GIVEN INSTRUCTION: Could you copy every line from the material below in which "self" appears?

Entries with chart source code
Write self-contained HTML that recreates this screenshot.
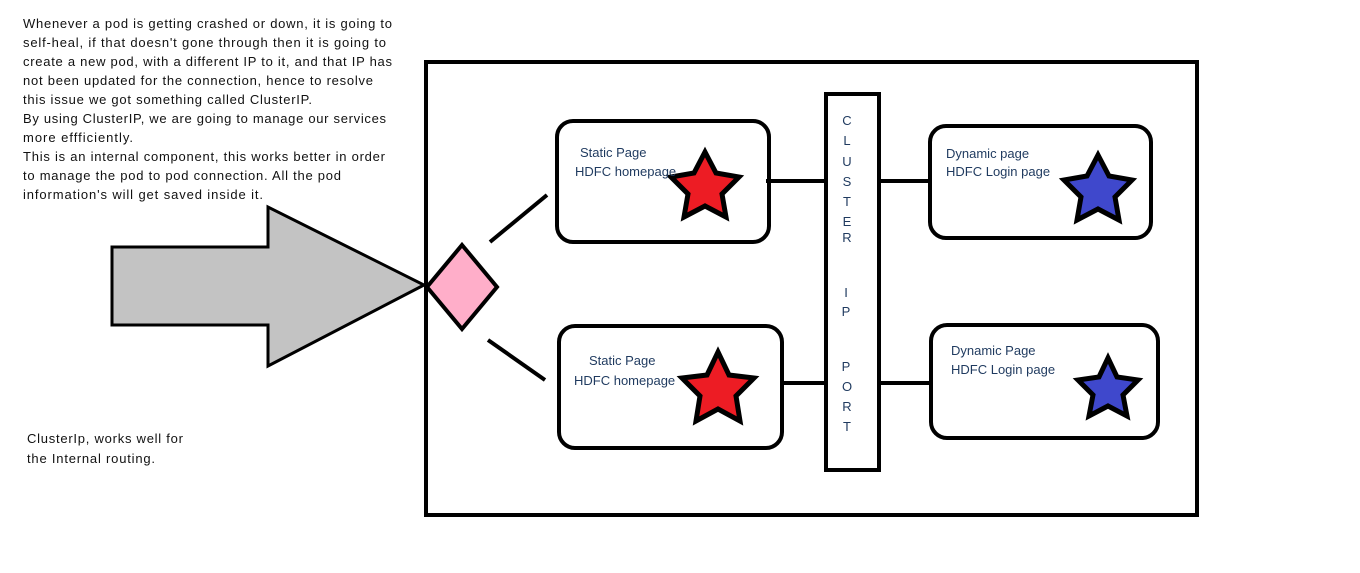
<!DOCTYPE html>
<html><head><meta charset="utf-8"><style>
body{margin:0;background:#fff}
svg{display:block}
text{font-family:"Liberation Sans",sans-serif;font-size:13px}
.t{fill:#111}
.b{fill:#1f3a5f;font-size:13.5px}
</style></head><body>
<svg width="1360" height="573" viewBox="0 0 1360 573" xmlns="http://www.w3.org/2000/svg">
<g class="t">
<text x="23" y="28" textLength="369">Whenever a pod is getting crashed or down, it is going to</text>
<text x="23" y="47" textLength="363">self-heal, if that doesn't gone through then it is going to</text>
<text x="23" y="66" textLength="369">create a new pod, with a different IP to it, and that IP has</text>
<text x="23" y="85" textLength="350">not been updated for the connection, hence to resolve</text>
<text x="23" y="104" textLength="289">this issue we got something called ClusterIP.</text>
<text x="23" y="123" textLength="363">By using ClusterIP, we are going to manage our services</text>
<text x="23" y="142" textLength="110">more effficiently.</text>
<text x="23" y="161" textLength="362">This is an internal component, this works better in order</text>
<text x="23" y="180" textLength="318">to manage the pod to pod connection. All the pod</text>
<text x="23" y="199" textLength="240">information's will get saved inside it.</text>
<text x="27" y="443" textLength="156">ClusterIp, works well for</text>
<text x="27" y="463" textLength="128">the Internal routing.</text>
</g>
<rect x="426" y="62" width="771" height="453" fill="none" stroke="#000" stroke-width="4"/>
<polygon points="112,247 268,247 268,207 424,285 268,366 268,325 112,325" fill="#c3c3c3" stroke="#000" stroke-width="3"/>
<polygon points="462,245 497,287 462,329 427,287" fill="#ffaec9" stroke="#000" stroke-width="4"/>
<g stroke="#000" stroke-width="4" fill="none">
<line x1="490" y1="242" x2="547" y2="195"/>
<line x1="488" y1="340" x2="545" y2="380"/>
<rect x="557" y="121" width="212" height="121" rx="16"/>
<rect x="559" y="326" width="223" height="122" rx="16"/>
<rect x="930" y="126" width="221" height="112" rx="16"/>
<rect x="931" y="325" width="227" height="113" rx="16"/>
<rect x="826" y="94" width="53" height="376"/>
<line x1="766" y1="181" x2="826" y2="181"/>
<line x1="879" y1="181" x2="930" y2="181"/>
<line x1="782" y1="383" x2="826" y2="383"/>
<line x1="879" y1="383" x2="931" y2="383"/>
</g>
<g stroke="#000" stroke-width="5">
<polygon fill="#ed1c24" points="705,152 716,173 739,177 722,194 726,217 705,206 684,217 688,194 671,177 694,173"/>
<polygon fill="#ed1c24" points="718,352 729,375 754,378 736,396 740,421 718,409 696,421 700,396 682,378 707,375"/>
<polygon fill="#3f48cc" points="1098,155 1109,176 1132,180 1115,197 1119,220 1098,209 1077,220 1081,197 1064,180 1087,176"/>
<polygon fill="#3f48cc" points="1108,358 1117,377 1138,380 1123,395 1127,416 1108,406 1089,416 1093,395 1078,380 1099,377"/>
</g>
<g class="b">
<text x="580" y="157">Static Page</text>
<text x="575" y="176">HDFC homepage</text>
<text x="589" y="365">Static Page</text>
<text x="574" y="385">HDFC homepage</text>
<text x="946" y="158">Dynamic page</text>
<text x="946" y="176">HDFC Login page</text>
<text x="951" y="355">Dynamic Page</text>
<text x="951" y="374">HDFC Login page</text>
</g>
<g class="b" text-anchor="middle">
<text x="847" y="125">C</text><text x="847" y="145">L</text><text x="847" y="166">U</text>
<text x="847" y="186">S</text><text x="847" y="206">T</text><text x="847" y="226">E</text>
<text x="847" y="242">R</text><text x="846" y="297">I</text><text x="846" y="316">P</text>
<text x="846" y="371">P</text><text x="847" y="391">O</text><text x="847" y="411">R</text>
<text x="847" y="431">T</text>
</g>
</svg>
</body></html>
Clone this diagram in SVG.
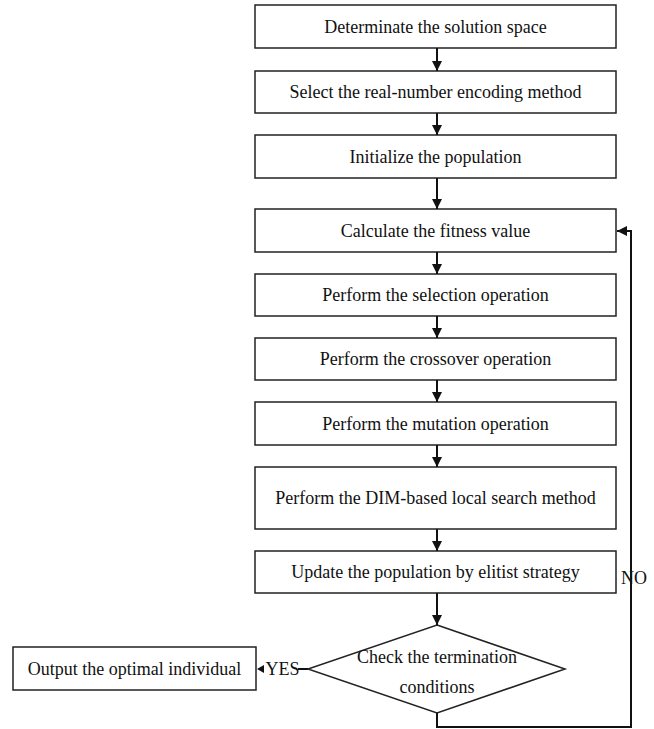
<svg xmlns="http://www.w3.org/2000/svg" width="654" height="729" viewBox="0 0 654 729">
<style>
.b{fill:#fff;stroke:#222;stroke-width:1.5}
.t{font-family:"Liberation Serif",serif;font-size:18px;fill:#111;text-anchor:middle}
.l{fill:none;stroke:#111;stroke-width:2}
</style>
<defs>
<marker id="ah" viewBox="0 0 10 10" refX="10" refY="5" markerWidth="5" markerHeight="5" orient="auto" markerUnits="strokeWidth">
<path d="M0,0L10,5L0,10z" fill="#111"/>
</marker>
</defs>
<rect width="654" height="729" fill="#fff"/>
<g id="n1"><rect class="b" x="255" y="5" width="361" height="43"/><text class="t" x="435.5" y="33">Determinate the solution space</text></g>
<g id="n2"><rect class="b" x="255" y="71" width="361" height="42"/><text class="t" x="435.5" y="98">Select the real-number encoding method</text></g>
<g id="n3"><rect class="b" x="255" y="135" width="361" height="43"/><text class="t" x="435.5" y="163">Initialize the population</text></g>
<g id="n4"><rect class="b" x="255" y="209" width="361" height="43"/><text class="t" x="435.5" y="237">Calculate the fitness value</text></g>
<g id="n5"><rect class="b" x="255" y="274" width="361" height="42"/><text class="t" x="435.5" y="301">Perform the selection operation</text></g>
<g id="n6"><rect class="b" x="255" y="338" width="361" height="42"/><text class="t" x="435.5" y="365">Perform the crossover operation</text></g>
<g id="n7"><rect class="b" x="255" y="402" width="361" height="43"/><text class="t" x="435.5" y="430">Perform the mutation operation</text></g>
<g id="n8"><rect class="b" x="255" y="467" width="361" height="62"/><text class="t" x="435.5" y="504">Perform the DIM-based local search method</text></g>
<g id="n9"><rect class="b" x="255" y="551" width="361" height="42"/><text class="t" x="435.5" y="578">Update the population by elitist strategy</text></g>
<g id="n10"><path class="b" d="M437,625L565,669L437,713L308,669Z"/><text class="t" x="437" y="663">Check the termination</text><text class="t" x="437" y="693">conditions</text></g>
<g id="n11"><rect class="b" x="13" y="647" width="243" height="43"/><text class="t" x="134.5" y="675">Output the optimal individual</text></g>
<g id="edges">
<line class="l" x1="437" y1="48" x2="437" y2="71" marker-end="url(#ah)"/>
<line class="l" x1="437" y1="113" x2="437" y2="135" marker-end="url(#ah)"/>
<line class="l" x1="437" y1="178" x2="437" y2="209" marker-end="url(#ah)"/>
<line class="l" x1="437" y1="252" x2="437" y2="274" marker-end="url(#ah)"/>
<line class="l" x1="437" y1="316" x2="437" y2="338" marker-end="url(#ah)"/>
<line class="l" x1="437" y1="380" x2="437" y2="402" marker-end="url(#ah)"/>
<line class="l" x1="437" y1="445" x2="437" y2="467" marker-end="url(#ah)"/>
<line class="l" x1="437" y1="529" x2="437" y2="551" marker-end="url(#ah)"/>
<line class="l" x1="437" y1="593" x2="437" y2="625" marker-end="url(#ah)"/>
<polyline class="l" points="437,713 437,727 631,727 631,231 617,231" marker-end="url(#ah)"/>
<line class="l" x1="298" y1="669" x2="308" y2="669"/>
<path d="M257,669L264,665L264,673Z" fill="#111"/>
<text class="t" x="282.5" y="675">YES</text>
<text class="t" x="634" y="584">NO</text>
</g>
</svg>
==
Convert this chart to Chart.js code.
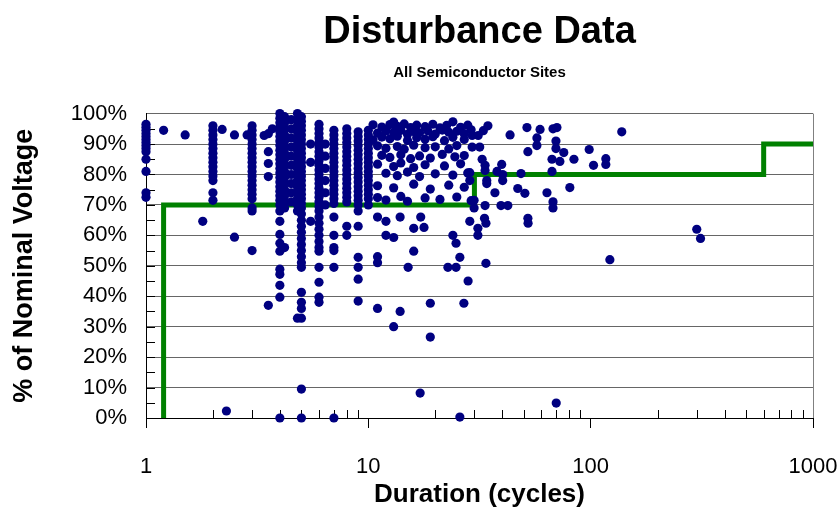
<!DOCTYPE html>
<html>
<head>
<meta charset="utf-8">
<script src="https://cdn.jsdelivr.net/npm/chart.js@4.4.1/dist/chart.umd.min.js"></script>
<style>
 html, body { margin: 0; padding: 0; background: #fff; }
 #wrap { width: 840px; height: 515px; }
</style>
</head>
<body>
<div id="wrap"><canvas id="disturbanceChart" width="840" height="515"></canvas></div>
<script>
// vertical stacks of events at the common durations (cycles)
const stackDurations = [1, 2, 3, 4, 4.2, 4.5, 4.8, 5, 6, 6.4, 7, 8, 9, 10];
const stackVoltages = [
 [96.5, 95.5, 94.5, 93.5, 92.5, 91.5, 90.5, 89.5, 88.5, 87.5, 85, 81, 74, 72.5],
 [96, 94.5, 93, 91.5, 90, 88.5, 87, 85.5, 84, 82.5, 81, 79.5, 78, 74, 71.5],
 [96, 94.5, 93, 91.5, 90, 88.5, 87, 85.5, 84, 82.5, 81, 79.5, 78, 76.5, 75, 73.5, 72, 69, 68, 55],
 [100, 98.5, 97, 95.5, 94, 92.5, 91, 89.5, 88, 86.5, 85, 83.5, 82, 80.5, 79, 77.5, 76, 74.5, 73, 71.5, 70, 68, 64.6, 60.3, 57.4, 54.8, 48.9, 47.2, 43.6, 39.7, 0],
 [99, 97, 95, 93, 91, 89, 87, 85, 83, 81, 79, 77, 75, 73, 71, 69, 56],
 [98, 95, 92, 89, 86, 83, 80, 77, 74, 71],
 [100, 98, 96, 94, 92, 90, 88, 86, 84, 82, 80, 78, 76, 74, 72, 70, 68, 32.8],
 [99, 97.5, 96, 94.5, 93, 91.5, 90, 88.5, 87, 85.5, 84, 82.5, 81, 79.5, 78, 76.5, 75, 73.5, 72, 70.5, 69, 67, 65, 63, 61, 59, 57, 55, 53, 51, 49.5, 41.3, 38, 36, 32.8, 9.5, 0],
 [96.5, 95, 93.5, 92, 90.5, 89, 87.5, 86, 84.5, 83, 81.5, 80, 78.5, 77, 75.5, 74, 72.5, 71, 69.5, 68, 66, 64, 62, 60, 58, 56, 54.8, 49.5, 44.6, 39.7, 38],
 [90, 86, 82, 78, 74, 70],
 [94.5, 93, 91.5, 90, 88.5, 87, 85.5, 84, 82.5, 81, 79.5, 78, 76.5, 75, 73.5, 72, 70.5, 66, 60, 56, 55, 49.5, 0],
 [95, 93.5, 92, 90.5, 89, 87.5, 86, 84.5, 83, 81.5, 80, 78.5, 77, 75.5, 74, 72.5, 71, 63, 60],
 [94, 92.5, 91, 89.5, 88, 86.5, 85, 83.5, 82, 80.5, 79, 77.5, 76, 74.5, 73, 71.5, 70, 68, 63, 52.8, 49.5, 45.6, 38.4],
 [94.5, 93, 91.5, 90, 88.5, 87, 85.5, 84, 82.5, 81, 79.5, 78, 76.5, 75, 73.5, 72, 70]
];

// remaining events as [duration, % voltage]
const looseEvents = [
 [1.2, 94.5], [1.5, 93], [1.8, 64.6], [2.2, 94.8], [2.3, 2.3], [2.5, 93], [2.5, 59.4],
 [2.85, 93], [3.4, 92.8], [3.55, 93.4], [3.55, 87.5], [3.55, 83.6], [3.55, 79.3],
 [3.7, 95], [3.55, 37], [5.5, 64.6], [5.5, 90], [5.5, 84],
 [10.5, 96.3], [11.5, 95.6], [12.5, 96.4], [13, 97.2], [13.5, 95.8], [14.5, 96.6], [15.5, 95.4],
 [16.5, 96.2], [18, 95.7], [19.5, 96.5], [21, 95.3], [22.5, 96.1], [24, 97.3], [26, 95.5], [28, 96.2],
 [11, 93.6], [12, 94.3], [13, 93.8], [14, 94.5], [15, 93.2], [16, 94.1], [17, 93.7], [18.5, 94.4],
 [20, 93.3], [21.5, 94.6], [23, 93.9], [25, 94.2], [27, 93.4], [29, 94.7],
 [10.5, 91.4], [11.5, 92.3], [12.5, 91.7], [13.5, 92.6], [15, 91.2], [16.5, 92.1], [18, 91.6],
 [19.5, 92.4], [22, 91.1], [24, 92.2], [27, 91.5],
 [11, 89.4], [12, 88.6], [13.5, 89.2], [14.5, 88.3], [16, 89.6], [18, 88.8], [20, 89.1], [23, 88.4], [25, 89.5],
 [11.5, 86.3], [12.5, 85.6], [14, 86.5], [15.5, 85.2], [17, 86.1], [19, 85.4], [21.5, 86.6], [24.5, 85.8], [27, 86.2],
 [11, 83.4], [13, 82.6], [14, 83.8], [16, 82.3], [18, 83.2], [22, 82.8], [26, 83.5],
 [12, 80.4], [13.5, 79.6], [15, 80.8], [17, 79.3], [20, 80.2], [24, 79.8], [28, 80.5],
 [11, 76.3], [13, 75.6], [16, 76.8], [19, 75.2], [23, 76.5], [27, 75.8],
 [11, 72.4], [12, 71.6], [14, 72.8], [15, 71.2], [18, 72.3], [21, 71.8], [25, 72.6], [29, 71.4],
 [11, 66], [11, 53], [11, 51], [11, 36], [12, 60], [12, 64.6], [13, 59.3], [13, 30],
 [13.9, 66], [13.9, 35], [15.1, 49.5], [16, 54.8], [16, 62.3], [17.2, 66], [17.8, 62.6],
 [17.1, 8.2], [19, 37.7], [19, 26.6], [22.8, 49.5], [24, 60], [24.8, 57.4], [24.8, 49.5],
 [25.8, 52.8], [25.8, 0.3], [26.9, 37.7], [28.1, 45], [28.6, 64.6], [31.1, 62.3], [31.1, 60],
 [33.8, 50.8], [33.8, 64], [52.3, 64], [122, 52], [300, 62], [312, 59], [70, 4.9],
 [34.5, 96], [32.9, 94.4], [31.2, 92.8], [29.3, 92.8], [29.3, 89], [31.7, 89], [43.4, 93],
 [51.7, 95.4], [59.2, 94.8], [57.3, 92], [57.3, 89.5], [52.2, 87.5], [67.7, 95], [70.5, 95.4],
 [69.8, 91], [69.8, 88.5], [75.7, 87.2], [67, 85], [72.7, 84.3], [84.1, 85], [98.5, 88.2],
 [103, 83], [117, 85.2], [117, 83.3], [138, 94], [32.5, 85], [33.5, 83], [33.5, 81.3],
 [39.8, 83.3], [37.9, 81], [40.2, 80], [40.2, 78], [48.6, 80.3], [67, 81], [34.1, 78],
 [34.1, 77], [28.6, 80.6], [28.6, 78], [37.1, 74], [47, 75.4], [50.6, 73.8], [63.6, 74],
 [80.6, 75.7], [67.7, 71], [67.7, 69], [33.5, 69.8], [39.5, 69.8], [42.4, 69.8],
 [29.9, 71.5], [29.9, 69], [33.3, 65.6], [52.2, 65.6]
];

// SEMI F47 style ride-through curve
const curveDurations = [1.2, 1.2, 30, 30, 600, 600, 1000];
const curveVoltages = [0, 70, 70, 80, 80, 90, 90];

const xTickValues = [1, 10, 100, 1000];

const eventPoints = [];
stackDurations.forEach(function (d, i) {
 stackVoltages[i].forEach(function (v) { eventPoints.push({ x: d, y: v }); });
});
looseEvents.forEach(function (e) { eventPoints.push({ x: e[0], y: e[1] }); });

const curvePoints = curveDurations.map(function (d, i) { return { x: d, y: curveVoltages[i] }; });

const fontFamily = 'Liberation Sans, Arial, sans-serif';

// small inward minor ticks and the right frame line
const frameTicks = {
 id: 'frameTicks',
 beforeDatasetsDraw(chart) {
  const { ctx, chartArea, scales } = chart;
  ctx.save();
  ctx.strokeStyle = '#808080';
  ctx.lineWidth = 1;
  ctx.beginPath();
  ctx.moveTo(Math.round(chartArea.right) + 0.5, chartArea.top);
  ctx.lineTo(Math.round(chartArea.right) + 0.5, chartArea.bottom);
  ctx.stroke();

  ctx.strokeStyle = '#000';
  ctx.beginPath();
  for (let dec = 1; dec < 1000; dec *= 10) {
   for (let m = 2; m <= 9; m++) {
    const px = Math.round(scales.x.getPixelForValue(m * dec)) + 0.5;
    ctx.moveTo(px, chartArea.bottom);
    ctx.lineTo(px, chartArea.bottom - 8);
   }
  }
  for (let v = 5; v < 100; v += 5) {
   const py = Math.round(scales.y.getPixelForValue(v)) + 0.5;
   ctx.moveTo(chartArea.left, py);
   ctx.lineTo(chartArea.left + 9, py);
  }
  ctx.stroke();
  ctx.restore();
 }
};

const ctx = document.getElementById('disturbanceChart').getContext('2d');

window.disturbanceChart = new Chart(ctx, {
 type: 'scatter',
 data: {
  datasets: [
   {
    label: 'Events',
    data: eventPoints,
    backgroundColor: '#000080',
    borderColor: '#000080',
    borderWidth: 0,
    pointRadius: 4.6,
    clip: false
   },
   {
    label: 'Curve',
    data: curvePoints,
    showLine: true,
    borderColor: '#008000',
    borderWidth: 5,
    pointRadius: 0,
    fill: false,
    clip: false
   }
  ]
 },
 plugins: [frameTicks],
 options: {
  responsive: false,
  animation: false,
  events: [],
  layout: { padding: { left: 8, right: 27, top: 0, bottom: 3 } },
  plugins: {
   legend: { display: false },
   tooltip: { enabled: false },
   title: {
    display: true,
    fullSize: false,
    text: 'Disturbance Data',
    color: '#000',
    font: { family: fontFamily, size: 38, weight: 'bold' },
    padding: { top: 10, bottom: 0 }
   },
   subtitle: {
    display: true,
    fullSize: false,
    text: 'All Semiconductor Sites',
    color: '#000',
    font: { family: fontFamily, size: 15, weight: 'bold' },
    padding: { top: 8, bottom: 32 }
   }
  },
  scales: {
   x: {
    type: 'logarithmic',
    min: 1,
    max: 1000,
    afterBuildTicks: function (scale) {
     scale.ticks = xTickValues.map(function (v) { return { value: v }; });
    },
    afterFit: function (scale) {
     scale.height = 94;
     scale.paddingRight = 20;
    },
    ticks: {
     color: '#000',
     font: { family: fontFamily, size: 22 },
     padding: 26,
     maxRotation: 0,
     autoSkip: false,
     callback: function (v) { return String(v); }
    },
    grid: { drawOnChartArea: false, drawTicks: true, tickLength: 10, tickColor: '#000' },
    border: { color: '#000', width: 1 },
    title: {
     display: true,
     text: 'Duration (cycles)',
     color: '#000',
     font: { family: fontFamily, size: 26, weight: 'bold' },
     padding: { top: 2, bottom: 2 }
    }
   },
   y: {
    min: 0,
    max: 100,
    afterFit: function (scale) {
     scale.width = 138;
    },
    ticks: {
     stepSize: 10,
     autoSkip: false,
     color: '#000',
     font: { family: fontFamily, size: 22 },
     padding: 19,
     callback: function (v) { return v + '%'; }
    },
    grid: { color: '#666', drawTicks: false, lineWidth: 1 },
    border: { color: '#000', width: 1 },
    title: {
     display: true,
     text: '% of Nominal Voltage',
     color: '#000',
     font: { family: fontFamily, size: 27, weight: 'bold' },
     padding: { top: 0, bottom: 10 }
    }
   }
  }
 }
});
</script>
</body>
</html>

SOLUTION TO THE EXERCISE:
Write self-contained HTML that recreates this screenshot.
<text x="23" y="47" textLength="363">self-heal, if that doesn't gone through then it is going to</text>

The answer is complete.